*What you have to do*. Reproduce the material below line by line, beginning with its first line and ending with the line that contains "plt.rcParams['font.family'] = ['Open"; leave out pictures.

◇ ◇ ◇ ◇

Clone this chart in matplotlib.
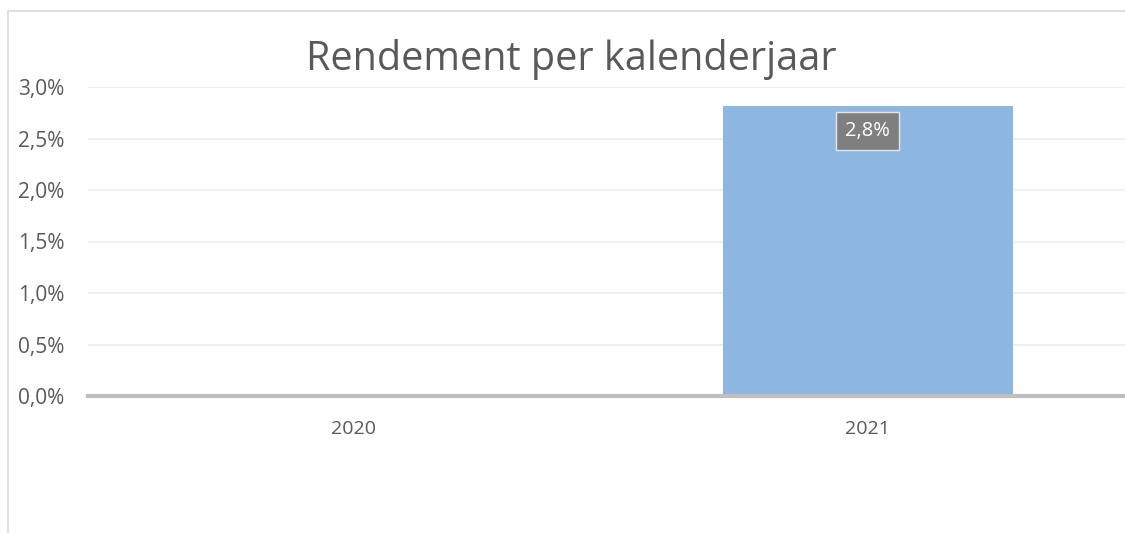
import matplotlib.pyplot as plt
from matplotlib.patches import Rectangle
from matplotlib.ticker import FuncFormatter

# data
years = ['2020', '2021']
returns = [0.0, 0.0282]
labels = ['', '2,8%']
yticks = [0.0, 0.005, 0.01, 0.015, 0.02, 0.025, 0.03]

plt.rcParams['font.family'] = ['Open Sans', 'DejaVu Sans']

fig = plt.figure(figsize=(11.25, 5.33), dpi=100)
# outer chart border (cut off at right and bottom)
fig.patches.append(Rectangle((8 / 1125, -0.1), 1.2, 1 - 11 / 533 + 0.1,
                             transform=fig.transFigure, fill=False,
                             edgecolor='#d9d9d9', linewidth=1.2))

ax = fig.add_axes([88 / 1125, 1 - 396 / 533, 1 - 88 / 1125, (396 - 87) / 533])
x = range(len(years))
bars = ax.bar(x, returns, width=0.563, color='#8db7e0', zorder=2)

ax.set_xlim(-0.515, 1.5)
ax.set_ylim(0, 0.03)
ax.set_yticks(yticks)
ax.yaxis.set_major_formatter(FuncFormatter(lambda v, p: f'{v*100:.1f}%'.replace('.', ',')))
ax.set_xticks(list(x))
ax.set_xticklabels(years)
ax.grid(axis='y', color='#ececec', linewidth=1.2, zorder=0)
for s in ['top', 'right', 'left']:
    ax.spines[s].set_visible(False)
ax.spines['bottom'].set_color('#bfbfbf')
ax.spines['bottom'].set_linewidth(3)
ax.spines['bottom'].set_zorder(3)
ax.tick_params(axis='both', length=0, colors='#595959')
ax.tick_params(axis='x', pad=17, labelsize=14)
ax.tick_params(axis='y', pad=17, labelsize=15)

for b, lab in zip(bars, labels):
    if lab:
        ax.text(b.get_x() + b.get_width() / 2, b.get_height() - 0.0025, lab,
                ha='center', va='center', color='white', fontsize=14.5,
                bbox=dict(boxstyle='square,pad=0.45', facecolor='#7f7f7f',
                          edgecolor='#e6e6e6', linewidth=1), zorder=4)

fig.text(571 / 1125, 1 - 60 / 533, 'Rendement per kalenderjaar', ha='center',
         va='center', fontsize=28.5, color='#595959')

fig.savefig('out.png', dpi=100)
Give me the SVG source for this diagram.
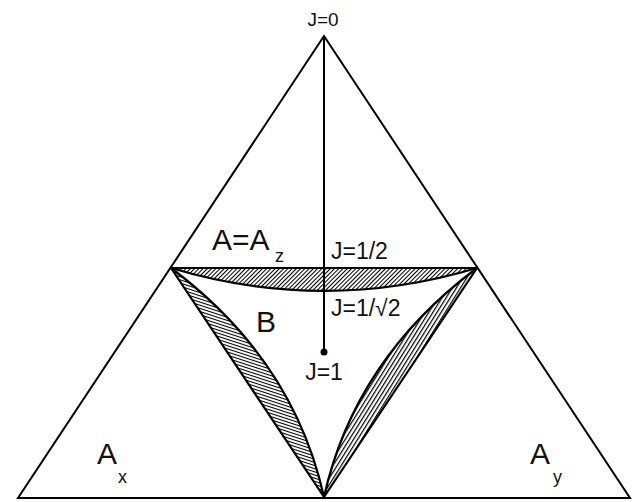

◇ ◇ ◇ ◇

*Output of the exercise*.
Clone this chart in matplotlib.
import matplotlib.pyplot as plt
from matplotlib.patches import Rectangle
from matplotlib.ticker import FuncFormatter

# data
years = ['2020', '2021']
returns = [0.0, 0.0282]
labels = ['', '2,8%']
yticks = [0.0, 0.005, 0.01, 0.015, 0.02, 0.025, 0.03]

plt.rcParams['font.family'] = ['Open Sans', 'DejaVu Sans']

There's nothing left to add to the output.